My online teaching experience

Last week, alongside Kelsey, I had my first online teaching experiences. 

Starting the lesson, the assumption was that students possessed some level of digital understanding. The pre assessment was used to activate prior knowledge and to see what the student’s level of knowledge was. Reflecting on this I would use the Mentimeter again but I would use it as a conversation starter to create a class brainstorming web to expand on student thinking. 

The videos could be used as starting point with prompting questions as it helped guide people to an area of understanding. In an actual classroom I would have reviewed different skills of how to pull important information and what to look for when watching a video. 

Based on the group feedback I would also expand on how cyberbullying is illegal and discuss the punishments that go along with it. To make it more interactive I could have prompting questions for students to answer, which would reinforce the ELA outcome to find the main information. Depending on the class students could then present their findings or add it to a jam board for everyone to see.  

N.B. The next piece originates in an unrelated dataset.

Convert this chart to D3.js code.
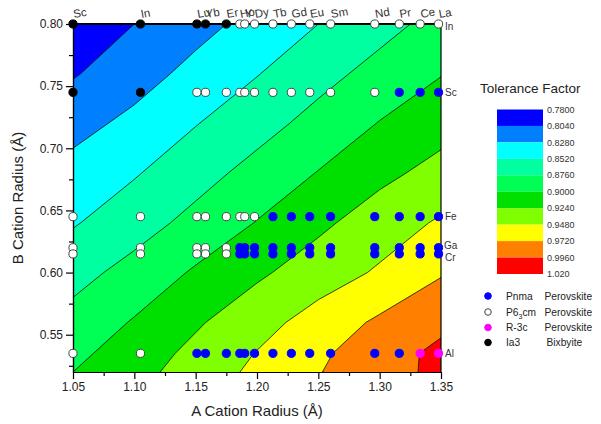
<!DOCTYPE html>
<html>
<head>
<meta charset="utf-8">
<script src="https://cdn.jsdelivr.net/npm/d3@7"></script>
<style>
  body { margin: 0; background: #fff; }
  text { font-family: "Liberation Sans", Arial, sans-serif; fill: #222; }
</style>
</head>
<body>
<svg id="chart" width="601" height="424"></svg>
<script>
// ---- A-site cations (8-/12-coordinate radius, Å) ----
const aCations = ["Sc", "In", "Lu", "Yb", "Er", "Ho", "Y", "Dy", "Tb", "Gd", "Eu", "Sm", "Nd", "Pr", "Ce", "La"];
const aRadii   = [1.050, 1.105, 1.151, 1.158, 1.175, 1.186, 1.190, 1.198, 1.213, 1.228, 1.243, 1.260, 1.296, 1.316, 1.333, 1.348];

// ---- B-site cations (6-coordinate radius, Å) ----
const bCations = ["In", "Sc", "Fe", "Ga", "Cr", "Al"];
const bRadii   = [0.800, 0.745, 0.645, 0.620, 0.615, 0.535];

// Observed structure for each B row, one code per A cation
// I = Ia3 bixbyite, H = P6_3cm, O = Pnma, R = R-3c
const phaseIn = ["I","I","I","I","I","H","H","H","H","H","H","H","H","H","H","H"];
const phaseSc = ["I","I","H","H","H","H","H","H","H","H","H","H","H","O","O","O"];
const phaseFe = ["H","H","H","H","H","H","H","H","O","O","O","O","O","O","O","O"];
const phaseGa = ["H","H","H","H","H","O","O","O","O","O","O","O","O","O","O","O"];
const phaseCr = ["H","H","H","H","H","O","O","O","O","O","O","O","O","O","O","O"];
const phaseAl = ["H","H","O","O","O","O","O","O","O","O","O","O","O","O","R","R"];
const phaseRows = [phaseIn, phaseSc, phaseFe, phaseGa, phaseCr, phaseAl];

// ---- Tolerance factor surface (grid nodes) ----
const gridA = [1.05, 1.10, 1.15, 1.20, 1.25, 1.30, 1.35];
const gridB = [0.52, 0.535, 0.56, 0.60, 0.64, 0.68, 0.72, 0.76, 0.80];
const t052  = [0.900, 0.916, 0.935, 0.953, 0.971, 0.986, 1.002];
const t0535 = [0.894, 0.912, 0.930, 0.949, 0.968, 0.985, 1.002];
const t056  = [0.884, 0.902, 0.921, 0.939, 0.958, 0.976, 0.990];
const t060  = [0.868, 0.884, 0.903, 0.920, 0.936, 0.951, 0.970];
const t064  = [0.850, 0.866, 0.883, 0.901, 0.919, 0.936, 0.951];
const t068  = [0.836, 0.850, 0.867, 0.884, 0.901, 0.918, 0.932];
const t072  = [0.820, 0.834, 0.851, 0.867, 0.884, 0.901, 0.915];
const t076  = [0.802, 0.818, 0.835, 0.851, 0.868, 0.884, 0.899];
const t080  = [0.788, 0.804, 0.820, 0.836, 0.852, 0.868, 0.884];
const tRows = [t052, t0535, t056, t060, t064, t068, t072, t076, t080];

// ---- Colour levels ----
const levels = [0.780, 0.804, 0.828, 0.852, 0.876, 0.900, 0.924, 0.948, 0.972, 0.996, 1.020];
const levelLabels = ["0.7800", "0.8040", "0.8280", "0.8520", "0.8760", "0.9000", "0.9240", "0.9480", "0.9720", "0.9960", "1.020"];
const levelColors = ["#0000ff", "#0080ff", "#00ffff", "#00ffa0", "#00ff55", "#00e000", "#80ff00", "#ffff00", "#ff8000", "#ff0000"];

// ---- Axis ticks ----
const xTicks = [1.05, 1.10, 1.15, 1.20, 1.25, 1.30, 1.35];
const xMinor = [1.075, 1.125, 1.175, 1.225, 1.275, 1.325];
const yTicks = [0.55, 0.60, 0.65, 0.70, 0.75, 0.80];
const yMinor = [0.525, 0.575, 0.625, 0.675, 0.725, 0.775];

// ---- Marker legend ----
const phaseCodes = ["O", "H", "R", "I"];
const phaseNames = ["Pnma", "P6_3cm", "R-3c", "Ia3"];
const phaseKinds = ["Perovskite", "Perovskite", "Perovskite", "Bixbyite"];
const phaseFill  = { O: "#0000ff", H: "#ffffff", R: "#ff00ff", I: "#000000" };
const phaseStroke = { O: "#0000ff", H: "#444444", R: "#ff00ff", I: "#000000" };

const svg = d3.select("#chart");
const L = 73, R = 441, T = 24, B = 372;
const x = d3.scaleLinear().domain([1.05, 1.35]).range([L, R]);
const y = d3.scaleLinear().domain([0.52, 0.80]).range([B, T]);

svg.append("defs").append("clipPath").attr("id", "plotClip")
  .append("rect").attr("x", L).attr("y", T).attr("width", R - L).attr("height", B - T);

// ---- Filled contours ----
const nx = gridA.length, ny = gridB.length;
const values = tRows.flat();
const contours = d3.contours().size([nx, ny]).thresholds(levels.slice(0, -1))(values);
const ix = d3.scaleLinear().domain(d3.range(nx)).range(gridA);
const iy = d3.scaleLinear().domain(d3.range(ny)).range(gridB);
const path = d3.geoPath(d3.geoTransform({
  point(px, py) { this.stream.point(x(ix(px - 0.5)), y(iy(py - 0.5))); }
}));

const plot = svg.append("g").attr("clip-path", "url(#plotClip)");
plot.selectAll("path.band").data(contours).join("path")
  .attr("class", "band")
  .attr("d", path)
  .attr("fill", (d, i) => levelColors[i])
  .attr("stroke", "none");
plot.selectAll("path.iso").data(contours.slice(1)).join("path")
  .attr("class", "iso")
  .attr("d", path)
  .attr("fill", "none")
  .attr("stroke", "#111")
  .attr("stroke-width", 0.8);

// ---- Axes ----
const axFont = g => g.selectAll("text").style("font-size", "12px").style("fill", "#222")
  .style("font-family", "'Liberation Sans', Arial, sans-serif");

svg.append("g").attr("transform", `translate(0,${B})`)
  .call(d3.axisBottom(x).tickValues(xMinor).tickSize(4).tickSizeOuter(0).tickFormat(""));
svg.append("g").attr("transform", `translate(0,${B})`)
  .call(d3.axisBottom(x).tickValues(xTicks).tickSize(7).tickSizeOuter(0).tickPadding(3).tickFormat(d3.format(".2f")))
  .call(axFont);
svg.append("g").attr("transform", `translate(${L},0)`)
  .call(d3.axisLeft(y).tickValues(yMinor).tickSize(4).tickSizeOuter(0).tickFormat(""));
svg.append("g").attr("transform", `translate(${L},0)`)
  .call(d3.axisLeft(y).tickValues(yTicks).tickSize(7).tickSizeOuter(0).tickPadding(3).tickFormat(d3.format(".2f")))
  .call(axFont);
svg.selectAll(".domain, .tick line").attr("stroke", "#000").attr("stroke-width", 1.2);

// frame: right side and heavy top edge
svg.append("line").attr("x1", R).attr("x2", R).attr("y1", T).attr("y2", B).attr("stroke", "#000").attr("stroke-width", 1.2);
svg.append("line").attr("x1", L - 4).attr("x2", R).attr("y1", T).attr("y2", T).attr("stroke", "#000").attr("stroke-width", 2.2);

// axis titles
svg.append("text").attr("x", (L + R) / 2).attr("y", 416).attr("text-anchor", "middle")
  .style("font-size", "15px").text("A Cation Radius (Å)");
svg.append("text").attr("transform", `translate(23,${(T + B) / 2}) rotate(-90)`).attr("text-anchor", "middle")
  .style("font-size", "15px").text("B Cation Radius (Å)");

// ---- Data points ----
const pts = [];
bRadii.forEach((rb, j) => aRadii.forEach((ra, i) => pts.push({ ra, rb, p: phaseRows[j][i] })));
svg.append("g").selectAll("circle").data(pts).join("circle")
  .attr("cx", d => x(d.ra)).attr("cy", d => y(d.rb)).attr("r", 4.1)
  .attr("fill", d => phaseFill[d.p]).attr("stroke", d => phaseStroke[d.p]).attr("stroke-width", 1);

// A cation names along the top edge
svg.append("g").selectAll("text").data(aCations).join("text")
  .attr("transform", (d, i) => `translate(${x(aRadii[i]) + 1},18) rotate(-10)`)
  .style("font-size", "11.5px").style("fill", "#333").text(d => d);

// B cation names on the right edge (Ga and Cr sit close together)
const bLabelShift = { In: 2, Sc: 0, Fe: 0, Ga: -2.5, Cr: 3.5, Al: 0 };
svg.append("g").selectAll("text").data(bCations).join("text")
  .attr("x", d => R + (d === "Ga" ? 3 : 4)).attr("y", (d, i) => y(bRadii[i]) + bLabelShift[d])
  .attr("dy", "0.35em")
  .style("font-size", "10px").style("fill", "#333").text(d => d);

// ---- Colour scale legend ----
svg.append("text").attr("x", 480).attr("y", 93).style("font-size", "13.5px").text("Tolerance Factor");
const ly = d3.scaleLinear().domain([levels[0], levels[levels.length - 1]]).range([109.5, 274]);
const leg = svg.append("g");
leg.selectAll("rect").data(levelColors).join("rect")
  .attr("x", 497).attr("width", 46)
  .attr("y", (d, i) => ly(levels[i]))
  .attr("height", (d, i) => ly(levels[i + 1]) - ly(levels[i]))
  .attr("fill", d => d);
leg.selectAll("text").data(levelLabels).join("text")
  .attr("x", 547).attr("y", (d, i) => ly(levels[i])).attr("dy", "0.35em")
  .style("font-size", "9px").style("fill", "#333").text(d => d);

// ---- Marker legend ----
const mk = svg.append("g");
const rowY = [296, 312, 327.5, 342.5];
phaseCodes.forEach((c, i) => {
  mk.append("circle").attr("cx", 488).attr("cy", rowY[i]).attr("r", 3.3)
    .attr("fill", phaseFill[c]).attr("stroke", phaseStroke[c]).attr("stroke-width", 1);
  const t = mk.append("text").attr("x", 506).attr("y", rowY[i] + 3.6).style("font-size", "10.2px");
  const name = phaseNames[i];
  if (name.includes("_")) {
    const [base, rest] = name.split("_");
    t.append("tspan").text(base);
    t.append("tspan").attr("dy", 3).style("font-size", "7px").text(rest[0]);
    t.append("tspan").attr("dy", -3).text(rest.slice(1));
  } else {
    t.text(name);
  }
  mk.append("text").attr("x", c === "I" ? 546.5 : 544.5).attr("y", rowY[i] + 3.6)
    .style("font-size", "10.2px").text(phaseKinds[i]);
});
</script>
</body>
</html>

Within the 40 minutes there are so many areas to expand upon. “Even though we know that cyberbullying is illegal, why does it still happen?” This could end up being the essential question for the entire unit with students researching and learning about how bullying changes as they grow. 

As someone who has only taught in person I find it hard to picture what techniques will work well online and what will not. In the lesson we used two videos, which should keep the students engaged by viewing different materials but in person I would have only shown one because different interactive activities could be used. 

Photo by Charlotte May on Pexels.com

Online learning is learning for both students and teachers so I am looking forward to continue learning.